- _WHAT THIS TASK INVOLVES_
Can you output the records below exactly as they are written?

- _DATA FOR THIS EXERCISE_
────────────────

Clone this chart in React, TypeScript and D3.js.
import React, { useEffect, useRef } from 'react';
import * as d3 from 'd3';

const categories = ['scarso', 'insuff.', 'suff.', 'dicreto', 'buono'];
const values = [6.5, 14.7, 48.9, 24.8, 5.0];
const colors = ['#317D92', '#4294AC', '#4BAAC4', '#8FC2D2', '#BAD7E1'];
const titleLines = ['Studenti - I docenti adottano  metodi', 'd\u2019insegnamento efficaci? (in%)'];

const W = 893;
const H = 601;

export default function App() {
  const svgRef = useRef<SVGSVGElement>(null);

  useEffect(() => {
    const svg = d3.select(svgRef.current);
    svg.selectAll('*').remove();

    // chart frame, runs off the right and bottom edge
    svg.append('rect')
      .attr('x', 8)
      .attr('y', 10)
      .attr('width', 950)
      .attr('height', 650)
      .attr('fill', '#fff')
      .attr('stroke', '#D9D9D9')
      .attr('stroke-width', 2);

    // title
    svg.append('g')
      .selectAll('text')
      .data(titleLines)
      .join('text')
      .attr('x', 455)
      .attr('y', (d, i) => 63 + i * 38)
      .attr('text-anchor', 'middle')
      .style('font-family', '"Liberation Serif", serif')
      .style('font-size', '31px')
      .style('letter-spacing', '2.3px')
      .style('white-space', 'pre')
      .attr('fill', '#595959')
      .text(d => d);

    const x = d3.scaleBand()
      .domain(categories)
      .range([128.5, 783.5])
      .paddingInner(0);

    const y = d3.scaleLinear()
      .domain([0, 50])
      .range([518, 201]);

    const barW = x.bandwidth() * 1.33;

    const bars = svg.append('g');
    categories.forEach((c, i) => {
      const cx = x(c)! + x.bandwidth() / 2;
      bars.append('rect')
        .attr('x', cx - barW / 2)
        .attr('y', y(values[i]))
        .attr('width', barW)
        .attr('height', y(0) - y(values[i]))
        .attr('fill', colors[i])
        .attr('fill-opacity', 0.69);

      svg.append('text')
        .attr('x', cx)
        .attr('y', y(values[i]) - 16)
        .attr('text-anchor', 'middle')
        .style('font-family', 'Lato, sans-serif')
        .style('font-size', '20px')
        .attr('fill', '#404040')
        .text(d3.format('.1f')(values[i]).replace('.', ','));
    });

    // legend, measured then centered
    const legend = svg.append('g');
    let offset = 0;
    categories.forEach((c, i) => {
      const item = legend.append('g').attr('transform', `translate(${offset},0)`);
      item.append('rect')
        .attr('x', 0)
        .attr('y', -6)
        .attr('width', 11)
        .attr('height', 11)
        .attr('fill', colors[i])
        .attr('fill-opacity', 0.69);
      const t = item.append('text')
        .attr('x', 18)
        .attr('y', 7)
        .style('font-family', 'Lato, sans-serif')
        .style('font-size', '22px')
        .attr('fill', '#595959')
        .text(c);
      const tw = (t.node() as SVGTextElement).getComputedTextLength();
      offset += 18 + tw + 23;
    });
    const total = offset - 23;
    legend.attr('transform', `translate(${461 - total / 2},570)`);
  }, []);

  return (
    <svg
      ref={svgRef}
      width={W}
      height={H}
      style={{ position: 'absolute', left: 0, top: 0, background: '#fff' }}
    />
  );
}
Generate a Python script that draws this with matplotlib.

────────────────

- _RESULT OF THE TASK_
Clone this chart in React, TypeScript and D3.js.
import React, { useEffect, useRef } from 'react';
import * as d3 from 'd3';

const categories = ['scarso', 'insuff.', 'suff.', 'dicreto', 'buono'];
const values = [6.5, 14.7, 48.9, 24.8, 5.0];
const colors = ['#317D92', '#4294AC', '#4BAAC4', '#8FC2D2', '#BAD7E1'];
const titleLines = ['Studenti - I docenti adottano  metodi', 'd\u2019insegnamento efficaci? (in%)'];

const W = 893;
const H = 601;

export default function App() {
  const svgRef = useRef<SVGSVGElement>(null);

  useEffect(() => {
    const svg = d3.select(svgRef.current);
    svg.selectAll('*').remove();

    // chart frame, runs off the right and bottom edge
    svg.append('rect')
      .attr('x', 8)
      .attr('y', 10)
      .attr('width', 950)
      .attr('height', 650)
      .attr('fill', '#fff')
      .attr('stroke', '#D9D9D9')
      .attr('stroke-width', 2);

    // title
    svg.append('g')
      .selectAll('text')
      .data(titleLines)
      .join('text')
      .attr('x', 455)
      .attr('y', (d, i) => 63 + i * 38)
      .attr('text-anchor', 'middle')
      .style('font-family', '"Liberation Serif", serif')
      .style('font-size', '31px')
      .style('letter-spacing', '2.3px')
      .style('white-space', 'pre')
      .attr('fill', '#595959')
      .text(d => d);

    const x = d3.scaleBand()
      .domain(categories)
      .range([128.5, 783.5])
      .paddingInner(0);

    const y = d3.scaleLinear()
      .domain([0, 50])
      .range([518, 201]);

    const barW = x.bandwidth() * 1.33;

    const bars = svg.append('g');
    categories.forEach((c, i) => {
      const cx = x(c)! + x.bandwidth() / 2;
      bars.append('rect')
        .attr('x', cx - barW / 2)
        .attr('y', y(values[i]))
        .attr('width', barW)
        .attr('height', y(0) - y(values[i]))
        .attr('fill', colors[i])
        .attr('fill-opacity', 0.69);

      svg.append('text')
        .attr('x', cx)
        .attr('y', y(values[i]) - 16)
        .attr('text-anchor', 'middle')
        .style('font-family', 'Lato, sans-serif')
        .style('font-size', '20px')
        .attr('fill', '#404040')
        .text(d3.format('.1f')(values[i]).replace('.', ','));
    });

    // legend, measured then centered
    const legend = svg.append('g');
    let offset = 0;
    categories.forEach((c, i) => {
      const item = legend.append('g').attr('transform', `translate(${offset},0)`);
      item.append('rect')
        .attr('x', 0)
        .attr('y', -6)
        .attr('width', 11)
        .attr('height', 11)
        .attr('fill', colors[i])
        .attr('fill-opacity', 0.69);
      const t = item.append('text')
        .attr('x', 18)
        .attr('y', 7)
        .style('font-family', 'Lato, sans-serif')
        .style('font-size', '22px')
        .attr('fill', '#595959')
        .text(c);
      const tw = (t.node() as SVGTextElement).getComputedTextLength();
      offset += 18 + tw + 23;
    });
    const total = offset - 23;
    legend.attr('transform', `translate(${461 - total / 2},570)`);
  }, []);

  return (
    <svg
      ref={svgRef}
      width={W}
      height={H}
      style={{ position: 'absolute', left: 0, top: 0, background: '#fff' }}
    />
  );
}
Generate a Python script that draws this with matplotlib.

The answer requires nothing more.